Echinocystic acid provides a neuroprotective effect via the PI3K/AKT pathway in intracerebral haemorrhage mice

Beilei Chen, Yuanyuan Zhao, Wei Li, Jing Hang, Mengmei Yin, Hailong Yu


Background: Echinocystic acid (EA), a natural extract from plants of Gleditsia sinensis Lam, exhibits anti-inflammatory, antioxidant and analgesic activities in different diseases. In this study, we explored the pharmacological effects of EA on intracerebral haemorrhage (ICH) in a collagenase-induced ICH mouse model.
Methods: EA (50 mg/kg, i.p. q.d) was injected after the establishment of ICH, and we measured the amount of degraded neurons in brain tissue with Fluoro-Jade C staining and the haemorrhagic injury volume with Luxol fast blue staining on day 3 after ICH. We also assessed animal behaviour by rotarod test, claw force test and modified neurological severity score (mNSS) score. The expression of apoptosis-related proteins such as Bcl-2, Bax and cleaved caspase-3 was analysed by Western blot.
Results: EA reduced both the death of neurons and the volume of haemorrhagic injury after ICH. The haemorrhage infarct volume of the ICH+EA group was 9.84%±3.32% lower than that in the ICH group of mice (P<0.01).
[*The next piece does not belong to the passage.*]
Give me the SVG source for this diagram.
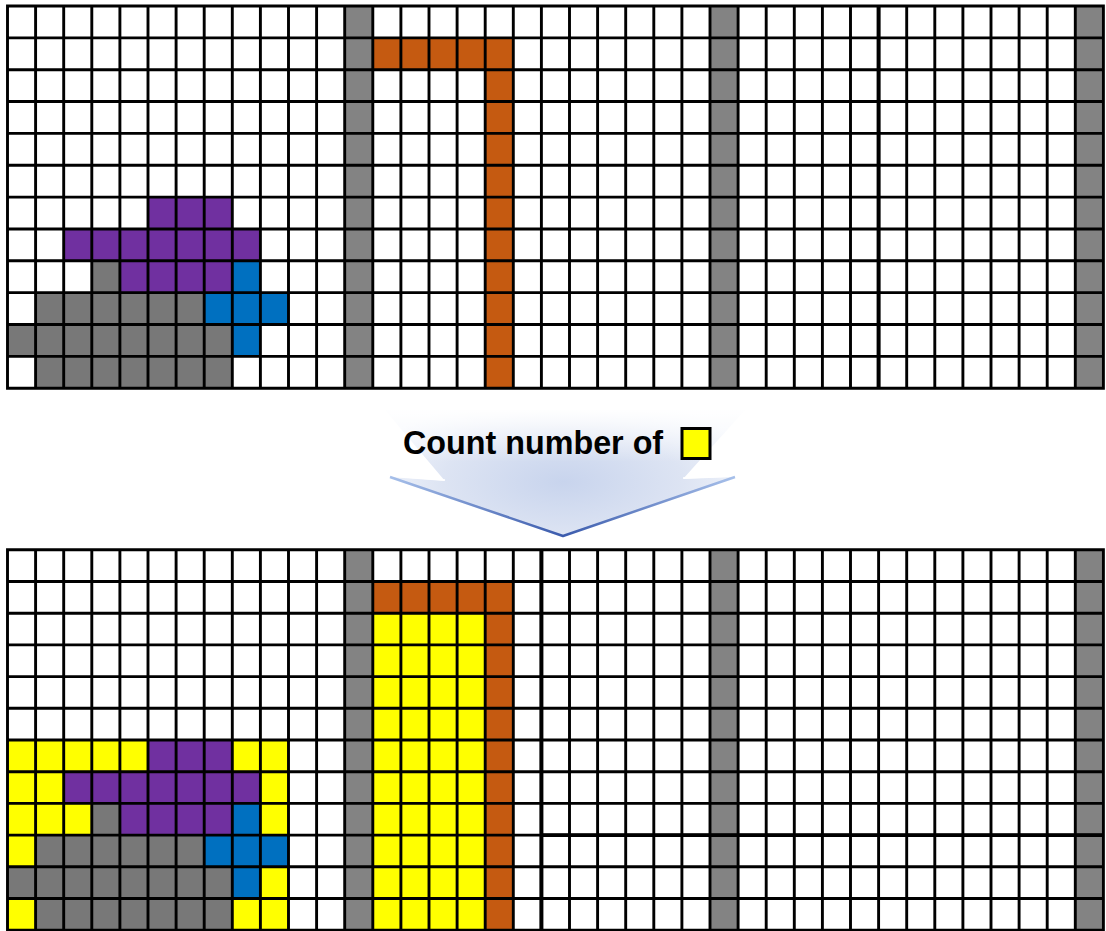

The mNSS score of the ICH+EA treated group was 4.75±0.55 lower than that in the ICH group (P<0.01). With the administration of EA after ICH, the expression of Bcl-2 was upregulated while the Bax level was downregulated. The cleaved caspase-3 level was also significantly decreased. We further investigated the neuroprotective mechanism of EA. Western blot results showed that the expression of P-AKT increased after EA treatment and decreased after LY294002, an inhibitor of the PI3K/AKT pathway, treatment.
Conclusions: EA may provide neuroprotection via activation of the PI3K/AKT pathway. Given the safety of EA has been proven, further studies are required to investigate whether EA is a potential agent for the treatment of ICH.